» **WHAT THE EXERCISE ASKS**: Take the lines from the beginning of the material through the line containing "import * as" and retype them exactly, leaving the pictures out.

** START **

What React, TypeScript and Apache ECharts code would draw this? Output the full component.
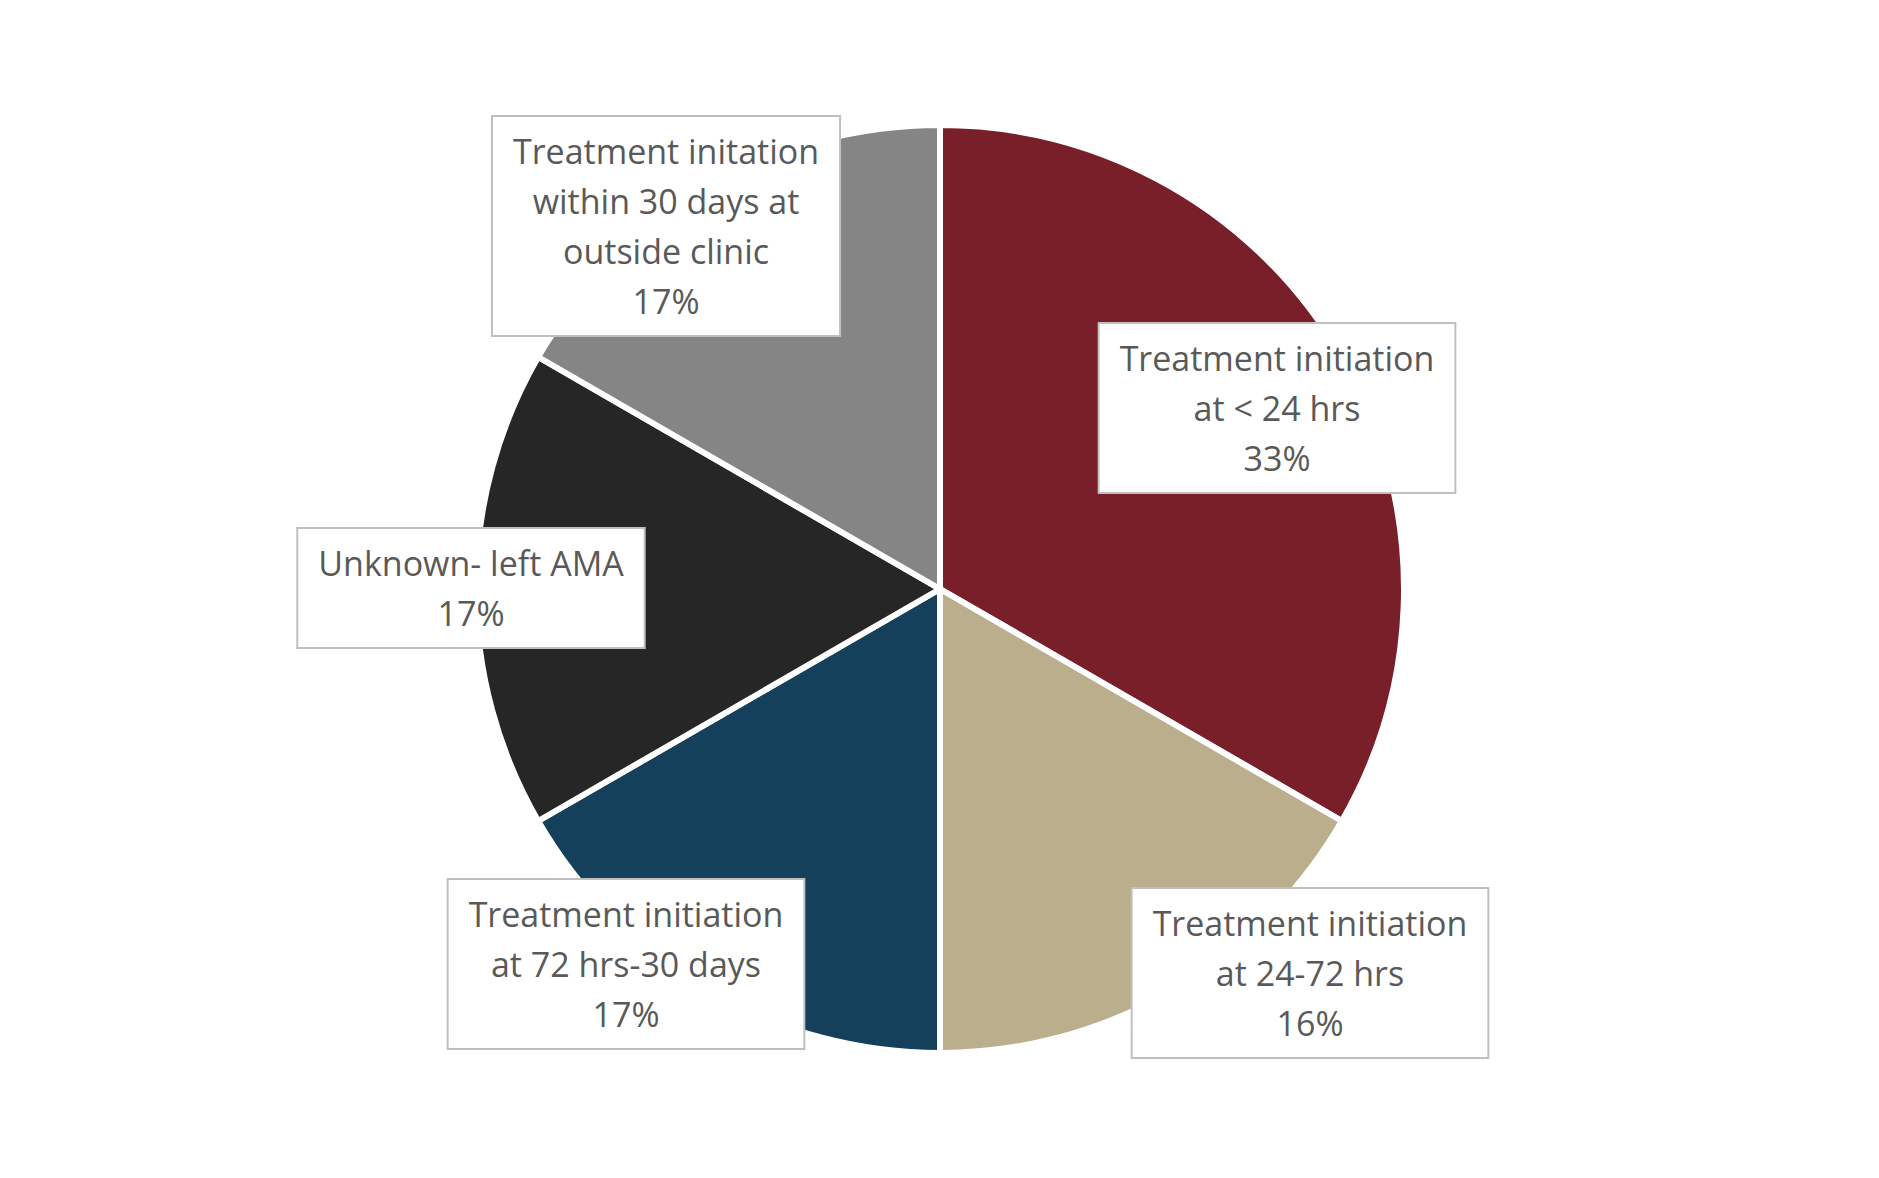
import React, { useEffect, useRef } from "react";
import * as echarts from "echarts";

const categories = [
  "Treatment initiation\nat < 24 hrs",
  "Treatment initiation\nat 24-72 hrs",
  "Treatment initiation\nat 72 hrs-30 days",
  "Unknown- left AMA",
  "Treatment initation\nwithin 30 days at\noutside clinic",
];
// slice sizes (120°, 60°, 60°, 60°, 60°)
const sliceValues = [2, 1, 1, 1, 1];
// percentages as printed in the labels
const percentLabels = ["33%", "16%", "17%", "17%", "17%"];

const colors = ["#781F29", "#BBAE8C", "#15405B", "#262626", "#858585"];
// label box centres (style only)
const labelCenters = [
  [1277, 408],
  [1310, 973],
  [626, 964],
  [471, 588],
  [666, 226],
];

export default function App() {
  const ref = useRef<HTMLDivElement>(null);
  useEffect(() => {
    if (!ref.current) return;
    const chart = echarts.init(ref.current, null, { renderer: "svg" });
    chart.setOption({
      animation: false,
      backgroundColor: "#ffffff",
      series: [
        {
          type: "pie",
          center: [940, 589],
          radius: [0, 464],
          startAngle: 90,
          clockwise: true,
          avoidLabelOverlap: false,
          itemStyle: { borderColor: "#ffffff", borderWidth: 6 },
          emphasis: { disabled: true },
          labelLine: { show: false },
          label: {
            show: true,
            formatter: (p: any) => `${p.name}\n${percentLabels[p.dataIndex]}`,
            fontFamily: "Open Sans",
            fontSize: 34,
            lineHeight: 50,
            color: "#595959",
            align: "center",
            backgroundColor: "#ffffff",
            borderColor: "#BFBFBF",
            borderWidth: 2,
            padding: [9, 20, 9, 20],
          },
          labelLayout: (params: any) => {
            const c = labelCenters[params.dataIndex];
            return {
              x: c[0],
              y: c[1],
              align: "center",
              verticalAlign: "middle",
              hideOverlap: false,
            };
          },
          data: categories.map((name, i) => ({
            name,
            value: sliceValues[i],
            itemStyle: { color: colors[i] },
          })),
        },
      ],
    });
    return () => chart.dispose();
  }, []);
  return (
    <div
      ref={ref}
      style={{ position: "absolute", left: 0, top: 0, width: 1879, height: 1178 }}
    />
  );
}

** END **

» **TASK SOLUTION**:
What React, TypeScript and Apache ECharts code would draw this? Output the full component.
import React, { useEffect, useRef } from "react";
import * as echarts from "echarts";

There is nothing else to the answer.